RAID can be used only to provide redundancy of the hard disk to avoid data loss. However, it can be configured so that when you write data to the disk, it spreads the data across multiple disks, resulting in faster reads and writes. If you have three disks working as one, then the time to write or read is divided by three. This assumes that all three disks are saving data, and not saving a parity. This is known as a striped set without parity, which is the fastest method.
There are many different RAID conigurations, which is far beyond the scope of this editorial. Here are some common configurations.
You can mirror a disk, meaning you have two disks that have identical copies of data. When one dies the other remains.
You can use three or more disks to form a RAID group, and include parity. Each disk stores the data written to the other two, so that any disk may be lost, and the volume still remain intact. You lose 1 disk in this RAID (RAID 5) configuration in order to store parity. So, the more disks in the RAID, the less disk space is lost for parity. With only three disks, you lose 33%. With four disks, you lose 25%, etc.

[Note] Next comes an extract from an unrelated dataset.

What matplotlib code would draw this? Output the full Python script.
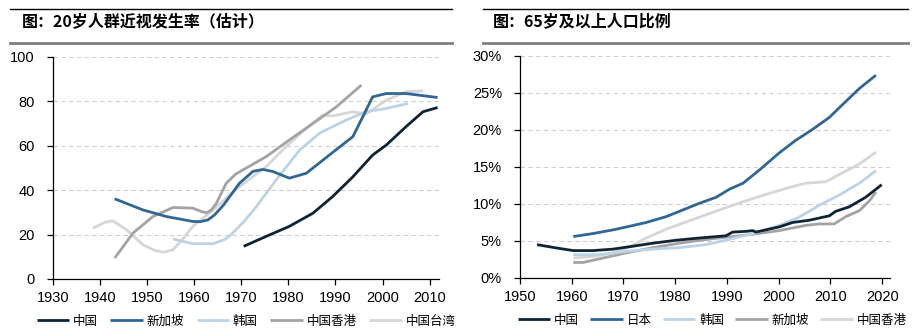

RAID 5 is the slowest performing RAID. It is not meant to provide speed. It provides redundancy, just like the mirroring above.
The fastest RAID is a Striped set without parity. That means, every disk is used to write data. So, if you create a number of mirrored disks, and then add the mirrors to a RAID set without parity, you get both performance and redundancy. This implementation (RAID 10) is not often used because 50% of your disk space is used for parity. However, it is the fastest performing configuration with failover.
When you use RAID, in most cases, you won’t have the separate spindles as I demonstrated yesterday. It is difficult enough to get 4 or five different physical disks. To accomplish the same thing using RAID is impractial on most implementations. However, this can be implemented, and the performance is amazing.
More likely, when you get to dealing with a lot of disks and RAID, you are going to be moving to SAN based storage. We’ll take a brief look at that tomorrow.
Cheers,
Ben